Running Synthetics as a Cron Job in CI

# .github/workflows/synthetic-monitor.yml
name: Synthetic Monitoring
on:
  schedule:
    - cron: '*/5 * * * *'  # every 5 minutes
  workflow_dispatch: {}     # allow manual trigger

jobs:
  synthetic-us-east:
    runs-on: ubuntu-latest  # GitHub-hosted runner (US East)
    steps:
      - uses: actions/checkout@v4
      - uses: actions/setup-node@v4
        with:
          node-version: 20
      - run: npm ci
      - name: Install Playwright browsers
        run: npx playwright install --with-deps chromium

      - name: Run synthetic tests
        run: npx playwright test synthetic/ --reporter=json
        env:
          BASE_URL: https://store.example.com
          SYNTHETIC_MODE: true

      - name: Push metrics to Datadog
        if: always()
        run: |
          python scripts/push_synthetic_metrics.py \
            --results playwright-report/results.json \
            --region us-east-1 \
            --datadog-api-key ${{ secrets.DATADOG_API_KEY }}

      - name: Alert on failure
        if: failure()
        run: |
          curl -X POST "${{ secrets.PAGERDUTY_EVENTS_URL }}" \
            -H "Content-Type: application/json" \
            -d '{
              "routing_key": "${{ secrets.PD_ROUTING_KEY }}",
              "event_action": "trigger",
              "payload": {
                "summary": "Synthetic checkout flow FAILED in us-east-1",
                "severity": "critical",
                "source": "github-actions-synthetic"
              }
            }'

Designing Effective Synthetic Tests

What to Monitor

Journey	Priority	Frequency	Timeout
Homepage load	Critical	Every 1 min	10s
User login	Critical	Every 2 min	15s
Product search	High	Every 5 min	15s
Add to cart	High	Every 5 min	15s
Checkout flow	Critical	Every 5 min	30s
API health endpoints	Critical	Every 30s	5s

Best Practices

Use dedicated test data. Create a "synthetic-test-product" that is always in stock, never on sale, and easily identified in analytics filters.
Tag synthetic traffic. Add a header or query parameter (?synthetic=true) so analytics and billing systems can filter out synthetic activity.
Run from multiple regions. A test passing in us-east-1 and failing in ap-south-1 immediately identifies regional issues.
Keep tests simple. Synthetic tests should be the simplest possible path through a critical flow. Complex multi-branch test logic belongs in CI, not in production monitoring.
Set aggressive timeouts. If a checkout flow takes more than 30 seconds in production, it is effectively broken regardless of whether it eventually succeeds.
Capture screenshots on failure. Attach screenshots to alert payloads so the on-call engineer can see what the user would see.
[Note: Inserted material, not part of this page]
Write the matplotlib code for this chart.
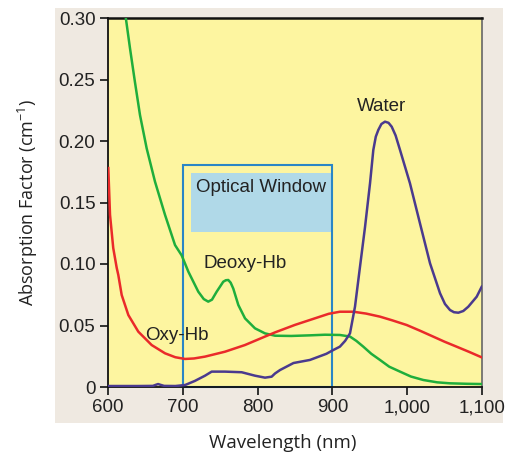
import matplotlib
matplotlib.use('Agg')
import matplotlib.pyplot as plt
from matplotlib.patches import Rectangle
from matplotlib.ticker import FuncFormatter

# Deoxy-Hb (green)
deoxy_wl = [623.6, 629.4, 636, 642.8, 651.7, 662.8, 676.2, 689.6, 698.5, 707.4, 720.7, 728, 734,
            739, 745.3, 754.1, 757.5, 760.8, 764, 767.5, 774.2, 783.2, 796.5, 809.9, 823.3, 845,
            870, 890, 910, 923.5, 932, 941.3, 952, 963.6, 976, 990.4, 1005, 1021.5, 1040, 1057,
            1080, 1100]
deoxy_abs = [0.301, 0.2754, 0.248, 0.221, 0.194, 0.167, 0.140, 0.1154, 0.107, 0.0938, 0.0775,
             0.0715, 0.0694, 0.071, 0.0775, 0.0856, 0.0868, 0.087, 0.0848, 0.080, 0.0667, 0.0558,
             0.0477, 0.0436, 0.0417, 0.0415, 0.042, 0.0425, 0.0423, 0.041, 0.0375, 0.0328,
             0.027, 0.022, 0.0165, 0.0125, 0.0085, 0.0057, 0.0038, 0.003, 0.0026, 0.0024]

# Oxy-Hb (red)
oxy_wl = [600.4, 602.7, 607, 611.6, 613.8, 618.3, 627.2, 640.5, 658.4, 676.2, 690, 703, 715,
          729.7, 756.4, 783, 809.9, 823.3, 850, 880, 895, 910, 928, 945, 963.6, 980, 999.3,
          1017, 1035, 1050, 1066, 1083, 1099.6]
oxy_abs = [0.178, 0.140, 0.113, 0.097, 0.091, 0.0748, 0.0585, 0.045, 0.0341, 0.0274, 0.0242,
           0.0228, 0.0232, 0.0247, 0.0287, 0.0341, 0.041, 0.0444, 0.0505, 0.0565, 0.0595,
           0.0612, 0.0612, 0.0597, 0.0572, 0.0542, 0.0504, 0.0458, 0.0409, 0.0368, 0.0328,
           0.0285, 0.0241]

# Water (purple)
water_wl = [600, 640, 660, 664, 667, 670, 675, 690, 703, 716, 729.7, 738.6, 756.4, 778.7,
            796.5, 809.9, 818.8, 823.3, 830, 848, 870, 892, 901, 910, 917, 923.5, 930.2, 936.9,
            943.6, 950.3, 954.7, 958, 961.4, 965.5, 970.3, 975, 979.3, 984.5, 990.4, 1003.7,
            1017.1, 1030.5, 1043.9, 1050.5, 1057.2, 1062.5, 1068.4, 1075, 1081.7, 1092.9, 1099.6]
water_abs = [0.0008, 0.0008, 0.0009, 0.0018, 0.0024, 0.0018, 0.0009, 0.0008, 0.0016, 0.0049,
             0.0092, 0.0125, 0.0125, 0.012, 0.0092, 0.0076, 0.0084, 0.011, 0.0138, 0.0195,
             0.022, 0.027, 0.030, 0.0328, 0.0375, 0.0436, 0.0653, 0.0978, 0.130, 0.1656,
             0.1927, 0.2035, 0.209, 0.2138, 0.2157, 0.2148, 0.2116, 0.2045, 0.1927, 0.1656,
             0.133, 0.1006, 0.0762, 0.0675, 0.0626, 0.0608, 0.0604, 0.0618, 0.0653, 0.0734,
             0.0815]

x_ticks = [600, 700, 800, 900, 1000, 1100]
y_ticks = [0, 0.05, 0.10, 0.15, 0.20, 0.25, 0.30]

window_lo, window_hi = 700, 900

plt.rcParams['font.family'] = ['Liberation Sans', 'DejaVu Sans']

fig = plt.figure(figsize=(5.06, 4.61), dpi=100)

# beige panel behind the plot
fig.patches.append(Rectangle((55 / 506, 1 - 423 / 461), 448 / 506, 415 / 461,
                             transform=fig.transFigure, facecolor='#efe9e1',
                             edgecolor='none', zorder=-5))

ax = fig.add_axes([108 / 506, 1 - 387 / 461, 374 / 506, 369 / 461])
ax.set_zorder(2)
ax.set_facecolor('#fdf5a0')
ax.set_xlim(600, 1100)
ax.set_ylim(0, 0.30)

# optical window
ax.add_patch(Rectangle((711, 0.126), 188, 0.048, facecolor='#b0d9e8', edgecolor='none', zorder=1))
ax.add_patch(Rectangle((window_lo, 0), window_hi - window_lo, 0.1805, fill=False,
                       edgecolor='#2a86c6', lw=1.5, zorder=2, clip_on=False))
ax.text(805, 0.162, 'Optical Window', ha='center', va='center', fontsize=13.5, color='#222222', zorder=3)

ax.plot(deoxy_wl, deoxy_abs, color='#1fae3c', lw=1.8, zorder=4, solid_joinstyle='round')
ax.plot(oxy_wl, oxy_abs, color='#ea2a2a', lw=1.8, zorder=4, solid_joinstyle='round')
ax.plot(water_wl, water_abs, color='#4a3a8e', lw=1.8, zorder=5, solid_joinstyle='round')

ax.text(966, 0.228, 'Water', ha='center', va='center', fontsize=13.5, color='#222222')
ax.text(783, 0.1008, 'Deoxy-Hb', ha='center', va='center', fontsize=13.5, color='#222222')
ax.text(692, 0.042, 'Oxy-Hb', ha='center', va='center', fontsize=13.5, color='#222222')

ax.set_xticks(x_ticks)
ax.set_yticks(y_ticks)
ax.xaxis.set_major_formatter(FuncFormatter(lambda v, p: f'{int(v):,}'))
ax.yaxis.set_major_formatter(FuncFormatter(lambda v, p: '0' if v == 0 else f'{v:.2f}'))
ax.tick_params(direction='out', length=6, width=1.3, labelsize=13.5, colors='#222222', pad=3)

for side in ['left', 'bottom', 'top']:
    ax.spines[side].set_color('#111111')
    ax.spines[side].set_linewidth(1.3)
ax.spines['top'].set_linewidth(1.8)
ax.spines['right'].set_color('#666666')
ax.spines['right'].set_linewidth(1.2)

ax.set_xlabel('Wavelength (nm)', fontsize=13.5, family='Open Sans', color='#222222')
ax.set_ylabel('Absorption Factor (cm$^{\\mathregular{-1}}$)', fontsize=13, family='Open Sans',
              color='#222222')
ax.xaxis.set_label_coords(0.468, -0.128)
ax.yaxis.set_label_coords(-0.182, 0.5)

fig.savefig('out.png', dpi=100)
Synthetic Monitoring Platforms

Platform	Type	Browser Support	Regions	Cost
Datadog Synthetic	SaaS	Chrome, API	100+ locations	Per-test pricing
Grafana Synthetic	SaaS / Self-hosted	Chrome, API	30+ locations	Included in Grafana Cloud
Checkly	SaaS	Playwright-native	20+ locations	Per-check pricing
GitHub Actions (DIY)	Self-hosted	Any (Playwright)	GitHub runner regions	Runner minutes
AWS CloudWatch Synthetics	SaaS	Chrome (Puppeteer)	All AWS regions	Per-canary pricing

Choosing a Platform

Checkly is the best choice for teams already using Playwright, as it runs Playwright scripts natively
Datadog Synthetic integrates seamlessly if you already use Datadog for monitoring
GitHub Actions DIY is cost-effective for small teams willing to build their own reporting pipeline
Grafana Synthetic is ideal for teams invested in the Grafana ecosystem

Metrics to Track from Synthetic Monitoring

Metric	Purpose	Alert Threshold
Pass/fail rate per journey	Overall health	Any failure
Availability (% of passing runs)	SLO compliance	< 99.5% over 7 days
Response time per step	Performance tracking	> 2x baseline
Regional availability	Geographic health	Any region < 99%
Screenshot diff score	Visual regression	> 10% pixel difference

Synthetic monitoring is the night watch of your production environment. When your team is asleep, synthetic tests are verifying that critical user journeys still work.